Problem to work on: Extract the lines of the material below, beginning with the first and ending with the line that holds "ax.set_ylim(0, 70)". Skip every picture.

Data segment:
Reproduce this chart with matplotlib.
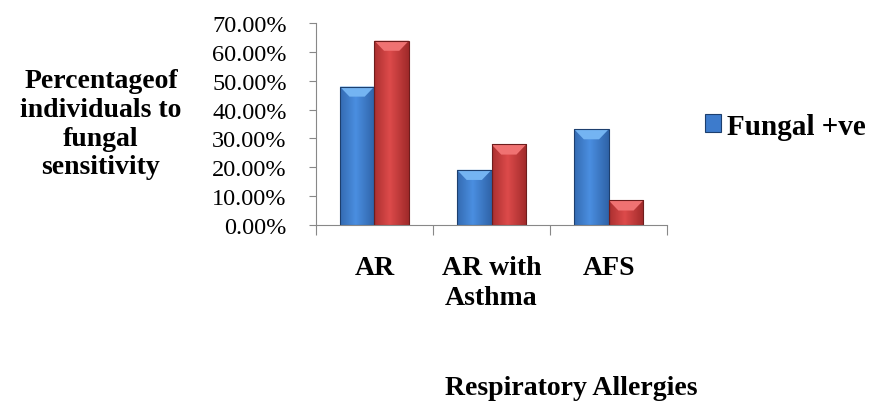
import numpy as np
import matplotlib.pyplot as plt
from matplotlib.ticker import FixedLocator, NullFormatter
from matplotlib.patches import Polygon
from matplotlib.colors import LinearSegmentedColormap

plt.rcParams['font.family'] = ['Liberation Serif', 'DejaVu Serif']

categories = ['AR', 'AR with\nAsthma', 'AFS']
fungal_pos = [48.0, 19.1, 33.2]
fungal_neg = [63.9, 27.9, 8.5]
y_ticks = [0, 10, 20, 30, 40, 50, 60, 70]

fig = plt.figure(figsize=(8.7, 4.02), dpi=100)
ax = fig.add_axes([0.363, 0.438, 0.404, 0.502])

x = np.arange(len(categories))
w = 0.295
blue = ax.bar(x - w / 2, fungal_pos, w, color='#3d7bcc', edgecolor='#1d3f6e', linewidth=0.8,
              label='Fungal +ve')
red = ax.bar(x + w / 2, fungal_neg, w, color='#cc3b3b', edgecolor='#6e1d1d', linewidth=0.8)

ax.set_xlim(-0.5, 2.5)
ax.set_ylim(0, 70)

# shading to mimic the bevelled bars
grad = np.linspace(0, 1, 64)
grad = np.abs(grad - 0.45)[None, :]
shades = {
    'blue': (LinearSegmentedColormap.from_list('b', ['#4a8ee0', '#2f63a8']), '#74b4f2'),
    'red': (LinearSegmentedColormap.from_list('r', ['#dc4a4a', '#a02a2a']), '#f07272'),
}
for bars, key in [(blue, 'blue'), (red, 'red')]:
    cmap, top_col = shades[key]
    for b in bars:
        x0, bw, h = b.get_x(), b.get_width(), b.get_height()
        im = ax.imshow(grad, cmap=cmap, extent=[x0, x0 + bw, 0, h], aspect='auto',
                       interpolation='bicubic', zorder=b.get_zorder())
        im.set_clip_path(b)
        inset = bw * 0.28
        dh = 3.5
        ax.add_patch(Polygon([[x0, h], [x0 + bw, h], [x0 + bw - inset, h - dh],
                              [x0 + inset, h - dh]], closed=True, facecolor=top_col,
                             edgecolor='none', zorder=b.get_zorder() + 0.1))
        b.set_facecolor('none')
        b.set_zorder(b.get_zorder() + 0.2)

ax.set_yticks(y_ticks)
ax.set_yticklabels([f'{v:.2f}%' for v in y_ticks], fontsize=17.5)
ax.xaxis.set_major_locator(FixedLocator([-0.5, 0.5, 1.5, 2.5]))
ax.xaxis.set_major_formatter(NullFormatter())
ax.tick_params(axis='x', length=7, color='#888888', direction='out')
ax.tick_params(axis='y', length=5, color='#888888', pad=16)
for s in ['top', 'right']:
    ax.spines[s].set_visible(False)
for s in ['left', 'bottom']:
    ax.spines[s].set_color('#888888')

for i, c in enumerate(categories):
    ax.annotate(c, xy=(x[i], 0), xycoords=('data', 'axes fraction'), xytext=(0, -21.5),
                textcoords='offset points', ha='center', va='top', fontsize=20,
                fontweight='bold', linespacing=1.3)

fig.text(0.116, 0.69, 'Percentageof\nindividuals to\nfungal\nsensitivity', ha='center',
         va='center', fontsize=20, fontweight='bold', linespacing=1.2)
fig.text(0.657, 0.0174, 'Respiratory Allergies', ha='center', va='baseline', fontsize=20,
         fontweight='bold')

leg = ax.legend(loc='center left', bbox_to_anchor=(0.794, 0.684), bbox_transform=fig.transFigure,
                frameon=False, prop={'weight': 'bold', 'size': 21}, handlelength=0.55,
                handleheight=0.55, handletextpad=0.2, borderpad=0)
for h in leg.legend_handles:
    h.set_facecolor('#3d7bcc')

fig.savefig('out.png', dpi=100)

Answer to this exercise:
Reproduce this chart with matplotlib.
import numpy as np
import matplotlib.pyplot as plt
from matplotlib.ticker import FixedLocator, NullFormatter
from matplotlib.patches import Polygon
from matplotlib.colors import LinearSegmentedColormap

plt.rcParams['font.family'] = ['Liberation Serif', 'DejaVu Serif']

categories = ['AR', 'AR with\nAsthma', 'AFS']
fungal_pos = [48.0, 19.1, 33.2]
fungal_neg = [63.9, 27.9, 8.5]
y_ticks = [0, 10, 20, 30, 40, 50, 60, 70]

fig = plt.figure(figsize=(8.7, 4.02), dpi=100)
ax = fig.add_axes([0.363, 0.438, 0.404, 0.502])

x = np.arange(len(categories))
w = 0.295
blue = ax.bar(x - w / 2, fungal_pos, w, color='#3d7bcc', edgecolor='#1d3f6e', linewidth=0.8,
              label='Fungal +ve')
red = ax.bar(x + w / 2, fungal_neg, w, color='#cc3b3b', edgecolor='#6e1d1d', linewidth=0.8)

ax.set_xlim(-0.5, 2.5)
ax.set_ylim(0, 70)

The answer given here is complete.